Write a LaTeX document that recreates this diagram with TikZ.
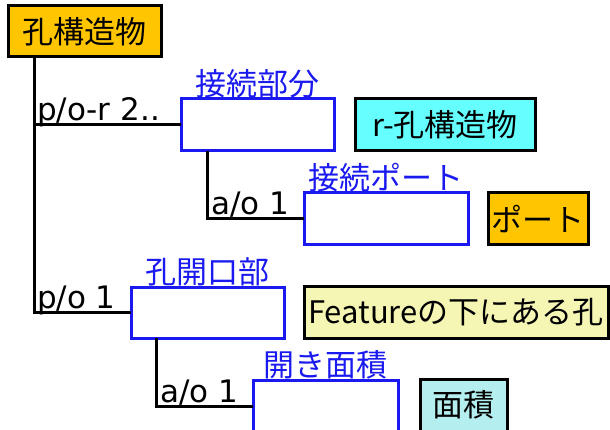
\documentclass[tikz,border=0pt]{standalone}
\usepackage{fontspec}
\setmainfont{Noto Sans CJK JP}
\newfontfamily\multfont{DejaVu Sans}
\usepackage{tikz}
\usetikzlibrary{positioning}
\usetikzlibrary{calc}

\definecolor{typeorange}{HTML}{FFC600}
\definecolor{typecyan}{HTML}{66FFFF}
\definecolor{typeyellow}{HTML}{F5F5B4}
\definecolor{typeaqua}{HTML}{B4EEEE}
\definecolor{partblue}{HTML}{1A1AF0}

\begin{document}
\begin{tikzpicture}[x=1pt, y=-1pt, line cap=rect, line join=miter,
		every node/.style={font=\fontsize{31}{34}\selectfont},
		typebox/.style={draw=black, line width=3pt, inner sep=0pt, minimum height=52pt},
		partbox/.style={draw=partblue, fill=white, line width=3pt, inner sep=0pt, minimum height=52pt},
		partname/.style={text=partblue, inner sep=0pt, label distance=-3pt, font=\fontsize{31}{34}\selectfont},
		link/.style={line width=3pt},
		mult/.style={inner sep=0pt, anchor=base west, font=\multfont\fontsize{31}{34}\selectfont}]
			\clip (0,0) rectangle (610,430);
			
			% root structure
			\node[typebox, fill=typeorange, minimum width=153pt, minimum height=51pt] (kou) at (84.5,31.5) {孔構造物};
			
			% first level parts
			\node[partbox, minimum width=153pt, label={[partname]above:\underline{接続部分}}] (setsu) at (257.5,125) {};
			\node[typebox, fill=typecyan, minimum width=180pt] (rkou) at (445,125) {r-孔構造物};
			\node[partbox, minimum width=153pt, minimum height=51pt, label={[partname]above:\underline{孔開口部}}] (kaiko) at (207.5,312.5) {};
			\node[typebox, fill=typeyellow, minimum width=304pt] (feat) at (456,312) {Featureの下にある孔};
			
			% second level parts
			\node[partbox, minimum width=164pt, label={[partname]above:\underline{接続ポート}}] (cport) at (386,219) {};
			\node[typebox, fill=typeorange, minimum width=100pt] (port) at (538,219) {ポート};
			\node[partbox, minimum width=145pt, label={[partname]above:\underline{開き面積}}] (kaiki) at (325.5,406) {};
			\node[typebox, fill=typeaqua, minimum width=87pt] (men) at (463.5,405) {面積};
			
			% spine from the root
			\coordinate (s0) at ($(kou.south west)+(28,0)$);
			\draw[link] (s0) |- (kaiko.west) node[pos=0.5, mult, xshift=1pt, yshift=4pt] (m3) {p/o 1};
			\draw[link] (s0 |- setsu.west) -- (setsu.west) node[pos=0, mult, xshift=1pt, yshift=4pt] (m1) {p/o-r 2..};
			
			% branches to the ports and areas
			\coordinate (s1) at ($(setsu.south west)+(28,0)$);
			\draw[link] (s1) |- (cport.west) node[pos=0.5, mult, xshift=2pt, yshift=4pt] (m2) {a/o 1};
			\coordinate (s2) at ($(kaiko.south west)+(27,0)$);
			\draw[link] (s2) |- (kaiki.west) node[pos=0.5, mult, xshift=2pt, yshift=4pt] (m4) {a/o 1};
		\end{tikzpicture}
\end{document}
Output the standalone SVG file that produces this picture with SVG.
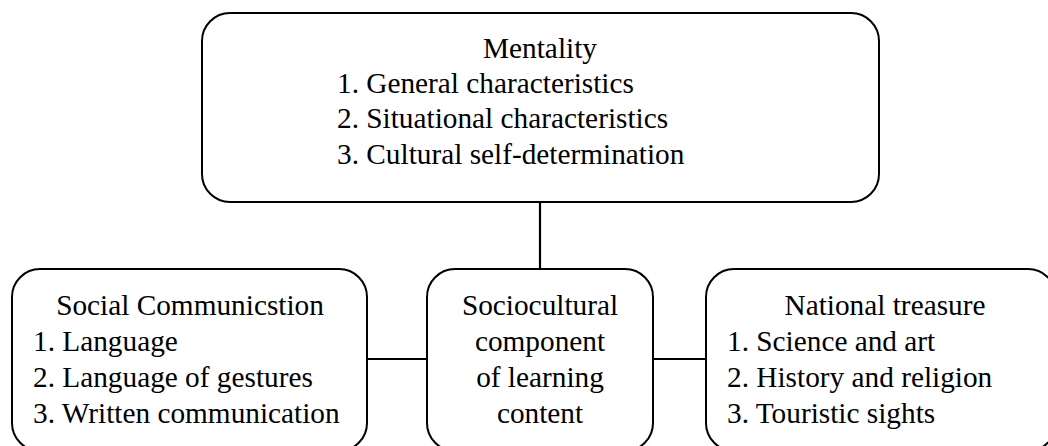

Short exercise: Leave out the pictures, then repeat the listing above exactly from its first line to the line with "(0,0) rectangle (610,430);", inclusive.

Complete answer:
Write a LaTeX document that recreates this diagram with TikZ.
\documentclass[tikz,border=0pt]{standalone}
\usepackage{fontspec}
\setmainfont{Noto Sans CJK JP}
\newfontfamily\multfont{DejaVu Sans}
\usepackage{tikz}
\usetikzlibrary{positioning}
\usetikzlibrary{calc}

\definecolor{typeorange}{HTML}{FFC600}
\definecolor{typecyan}{HTML}{66FFFF}
\definecolor{typeyellow}{HTML}{F5F5B4}
\definecolor{typeaqua}{HTML}{B4EEEE}
\definecolor{partblue}{HTML}{1A1AF0}

\begin{document}
\begin{tikzpicture}[x=1pt, y=-1pt, line cap=rect, line join=miter,
		every node/.style={font=\fontsize{31}{34}\selectfont},
		typebox/.style={draw=black, line width=3pt, inner sep=0pt, minimum height=52pt},
		partbox/.style={draw=partblue, fill=white, line width=3pt, inner sep=0pt, minimum height=52pt},
		partname/.style={text=partblue, inner sep=0pt, label distance=-3pt, font=\fontsize{31}{34}\selectfont},
		link/.style={line width=3pt},
		mult/.style={inner sep=0pt, anchor=base west, font=\multfont\fontsize{31}{34}\selectfont}]
			\clip (0,0) rectangle (610,430);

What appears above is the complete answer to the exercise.